I honestly didn’t even know miscarriages could happen like that. I’d had no bleeding, no pain.
Getting pregnant was always something I assumed would be easy and being a mum was something I had longed for since being young. So when we started trying for our first child and it hadn’t happened after a few months, or even a year, I was scared. Fast forward after a fertility specialist referral, two and a half years of trying and a very early miscarriage, we had our first child.
We decided to try for our second baby when our son was around 10 months. I thought it would take us ages like before, but I did a test on December 20th, a month after coming off the pill, and the line was positive!! I was nervous after a post partum haemorrhage with my first, but excited. We told our parents in a special and planned way and it was so exciting.
I’d had a bit of bleeding which was concerning as it was quite often, and I was referred to the early pregnancy unit. After two scans, a week apart, they were unsure if I was carrying a twin or it was just a small bleed, but either way it had reduced and they discharged me.
We went off for our 12 week scan and I was praying everything was still ok after a little bit more bleeding. Luckily, everything was perfect!! We took our perfect scan photos home and on Valentine’s Day announced it to the world! I couldn’t believe we were going to be parents again and I finally felt I could get excited and relax a little. I told my friend who was 4 weeks behind me and we began talking about our pregnancies.

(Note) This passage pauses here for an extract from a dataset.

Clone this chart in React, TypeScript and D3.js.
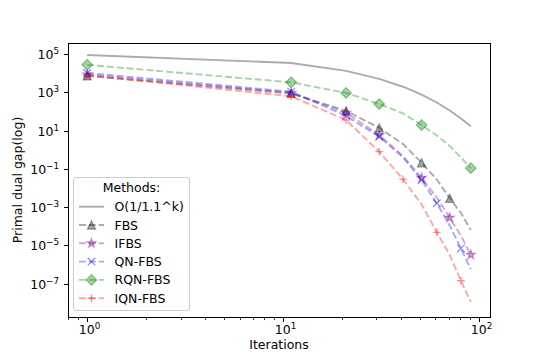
import * as d3 from 'd3';

// iterations sampled every 10 steps
const iterations = [1, 11, 21, 31, 41, 51, 61, 71, 81, 91];

// primal dual gap per method
const refRate = [9.1e4, 3.5e4, 1.35e4, 5.2e3, 2.0e3, 7.7e2, 3.0e2, 1.15e2, 44, 17];
const fbs = [7.3e3, 8.9e2, 1.1e2, 14, 2.0, 0.21, 2.8e-2, 2.9e-3, 5e-4, 6.3e-5];
const ifbs = [8.6e3, 9.5e2, 87, 5.9, 0.48, 3.4e-2, 3.2e-3, 2.8e-4, 3.2e-5, 3.2e-6];
const qnfbs = [1.05e4, 1.1e3, 59, 4.9, 0.4, 2.6e-2, 1.6e-3, 1.1e-4, 6.9e-6, 5.5e-7];
const rqnfbs = [2.8e4, 3.4e3, 9.5e2, 2.5e2, 80, 20, 5.6, 1.6, 0.4, 0.11];
const iqnfbs = [8.0e3, 6.3e2, 36, 0.8, 2.9e-2, 1.4e-3, 4.8e-5, 3.2e-6, 1.4e-7, 1.1e-8];

const yTickExps = [5, 3, 1, -1, -3, -5, -7];
const xTickExps = [0, 1, 2];

const series = [
  { name: 'O(1/1.1^k)', values: refRate, color: '#000', alpha: 0.33, dash: null, marker: null, marks: [] },
  { name: 'FBS', values: fbs, color: '#000', alpha: 0.33, dash: '6.9,3', marker: 'tri', marks: [0, 1, 2, 3, 5, 7] },
  { name: 'IFBS', values: ifbs, color: '#800080', alpha: 0.35, dash: '6.9,3', marker: 'star', marks: [0, 1, 2, 3, 5, 7, 9] },
  { name: 'QN-FBS', values: qnfbs, color: '#0000ff', alpha: 0.35, dash: '6.9,3', marker: 'x', marks: [0, 1, 2, 3, 5, 6, 8] },
  { name: 'RQN-FBS', values: rqnfbs, color: '#008000', alpha: 0.35, dash: '6.9,3', marker: 'diamond', marks: [0, 1, 2, 3, 5, 9] },
  { name: 'IQN-FBS', values: iqnfbs, color: '#ff0000', alpha: 0.35, dash: '6.9,3', marker: 'plus', marks: [0, 1, 2, 3, 4, 6, 8] },
];

const W = 545, H = 363;
const left = 68, right = 490, top = 43, bottom = 317;
const font = 'DejaVu Sans, sans-serif';
const fs = 12.5;

const x = d3.scaleLog().domain([Math.pow(10, -0.098), Math.pow(10, 2.057)]).range([left, right]);
const y = d3.scaleLog().domain([Math.pow(10, -8.75), Math.pow(10, 5.59)]).range([bottom, top]);

const starPath = d3.symbol().type(d3.symbolStar).size(24)();

function Marker({ kind, cx, cy, color, alpha }: any) {
  const common = { fill: color, stroke: color, fillOpacity: alpha, strokeOpacity: alpha + 0.05, strokeWidth: 1.25 };
  const t = `translate(${cx},${cy})`;
  if (kind === 'tri') {
    const s = 4;
    return <path transform={t} d={`M0,${-s} L${s},${s} L${-s},${s} Z`} {...common} />;
  }
  if (kind === 'star') return <path transform={t} d={starPath as string} {...common} />;
  if (kind === 'diamond') {
    const s = 5.3;
    return <path transform={t} d={`M0,${-s} L${s},0 L0,${s} L${-s},0 Z`} {...common} />;
  }
  if (kind === 'x') {
    const s = 3.8;
    return <path transform={t} d={`M${-s},${-s} L${s},${s} M${-s},${s} L${s},${-s}`} stroke={color} strokeOpacity={alpha + 0.1} strokeWidth={1.3} fill="none" />;
  }
  if (kind === 'plus') {
    const s = 3.8;
    return <path transform={t} d={`M${-s},0 L${s},0 M0,${-s} L0,${s}`} stroke={color} strokeOpacity={alpha + 0.1} strokeWidth={1.3} fill="none" />;
  }
  return null;
}

function Pow({ e }: { e: number }) {
  const s = e < 0 ? '\u2212' + Math.abs(e) : String(e);
  return (
    <>
      <tspan>10</tspan>
      <tspan dy={-5.2} fontSize={fs * 0.7}>{s}</tspan>
    </>
  );
}

export default function App() {
  const line = d3.line<number>()
    .x((_, i) => x(iterations[i]))
    .y(d => y(d));

  const minorX: number[] = [];
  [0.1, 1, 10].forEach(b => {
    for (let k = 2; k <= 9; k++) {
      const v = b * k;
      if (v >= x.domain()[0] && v <= x.domain()[1]) minorX.push(v);
    }
  });

  const legX = 73.5, legY = 177.5, legW = 116, legH = 133;
  const rowY = (i: number) => 206.7 + i * 18.3;

  return (
    <div style={{ position: 'absolute', left: 0, top: 0 }}>
      <svg width={W} height={H} fontFamily={font} style={{ display: 'block', background: '#fff' }}>
        <g>
          {series.map(s => (
            <g key={s.name}>
              <path d={line(s.values) as string} fill="none" stroke={s.color} strokeOpacity={s.alpha}
                strokeWidth={1.9} strokeDasharray={s.dash ?? undefined} />
              {s.marks.map(i => (
                <Marker key={i} kind={s.marker} cx={x(iterations[i])} cy={y(s.values[i])} color={s.color} alpha={s.alpha} />
              ))}
            </g>
          ))}
        </g>

        {/* frame */}
        <rect x={left + 0.5} y={top + 0.5} width={right - left} height={bottom - top} fill="none" stroke="#000" strokeWidth={1} />

        {/* y axis */}
        {yTickExps.map(e => {
          const yy = Math.round(y(Math.pow(10, e))) + 0.5;
          return (
            <g key={e}>
              <line x1={left + 0.5} x2={left - 4} y1={yy} y2={yy} stroke="#000" strokeWidth={1} />
              <text x={59} y={yy + 4.6} textAnchor="end" fontSize={fs} fill="#000"><Pow e={e} /></text>
            </g>
          );
        })}

        {/* x axis */}
        {minorX.map(v => {
          const xx = Math.round(x(v)) + 0.5;
          return <line key={v} x1={xx} x2={xx} y1={bottom + 0.5} y2={bottom + 3} stroke="#000" strokeWidth={0.8} />;
        })}
        {xTickExps.map(e => {
          const xx = Math.round(x(Math.pow(10, e))) + 0.5;
          return (
            <g key={e}>
              <line x1={xx} x2={xx} y1={bottom + 0.5} y2={bottom + 5} stroke="#000" strokeWidth={1} />
              <text x={xx + 2} y={334} textAnchor="middle" fontSize={fs} fill="#000"><Pow e={e} /></text>
            </g>
          );
        })}

        <text x={(left + right) / 2} y={348.5} textAnchor="middle" fontSize={fs}>Iterations</text>
        <text transform={`translate(22,${(top + bottom) / 2}) rotate(-90)`} textAnchor="middle" fontSize={fs}>Primal dual gap(log)</text>

        {/* legend */}
        <rect x={legX} y={legY} width={legW} height={legH} rx={2.5} fill="#fff" fillOpacity={0.8} stroke="#cccccc" strokeWidth={1} />
        <text x={legX + legW / 2} y={192.3} textAnchor="middle" fontSize={fs}>Methods:</text>
        {series.map((s, i) => {
          const cy = rowY(i);
          return (
            <g key={s.name}>
              <line x1={79} x2={104} y1={cy} y2={cy} stroke={s.color} strokeOpacity={s.alpha} strokeWidth={1.9}
                strokeDasharray={s.dash ?? undefined} />
              {s.marker && <Marker kind={s.marker} cx={91.5} cy={cy} color={s.color} alpha={s.alpha} />}
              <text x={114.5} y={cy + 4.5} fontSize={fs}>{s.name}</text>
            </g>
          );
        })}
      </svg>
    </div>
  );
}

Two weeks later, I’d kissed my husband goodbye and off he went for his night shift. I was running my son’s bath when I went to the toilet and could feel and see something coming down from my front. I panicked big time. Rang maternity and was told to go to A&E and was wished ‘all the best’ by the midwife on the phone. I couldn’t help but feel she knew I’d lost the baby then.
After a wait in A&E and an internal examination, the doctor uttered the words ‘you’ve had a miscarriage’ and mine and my husband’s hearts were broken. Luckily the maternity ward was quiet and we were able to go over there. I was taken past the room I was assessed in for my first baby and straight to the room me and my husband said we never wanted to be in, the ‘bereavement room’.
The midwife I was with was great at such an awful time. I gave birth to our little girl at 1:06am and after a horrible placenta removal, was asked to stay in for two hours due to my previous PPH. We sat with our baby and then left. I’d been awake nearly 24 hours and was emotionally and physically exhausted. I’d given birth with no contractions, my waters having to be broken and going against what I felt my body was telling me.
I honestly didn’t even know miscarriages could happen like that. I’d had no bleeding, no pain. I’d even taken a bump photo the day before and was so excited that I was out of the first trimester. Surely that counted for something? I was angry that our baby was deemed a ‘miscarriage’. It just seems like such an awful word. I just kept thinking, ‘why us?’.
‘You can try again’, ‘you’re still young’, ‘it wasn’t meant to be’, ‘everything happens for a reason’ were all terms we heard over the coming weeks and they were terms I hated. We wanted THAT baby, we don’t want to just ‘try again’, if only it were that easy. Yes we are ‘young’, but for us, we wanted our babies close together. Although we heard these terms, we also had a good support network and our hospital were amazing! They organised our daughter’s funeral and we said goodbye and buried her on 30.03.20.
Nevaeh Harris – you were carried for a moment but will be loved for a lifetime.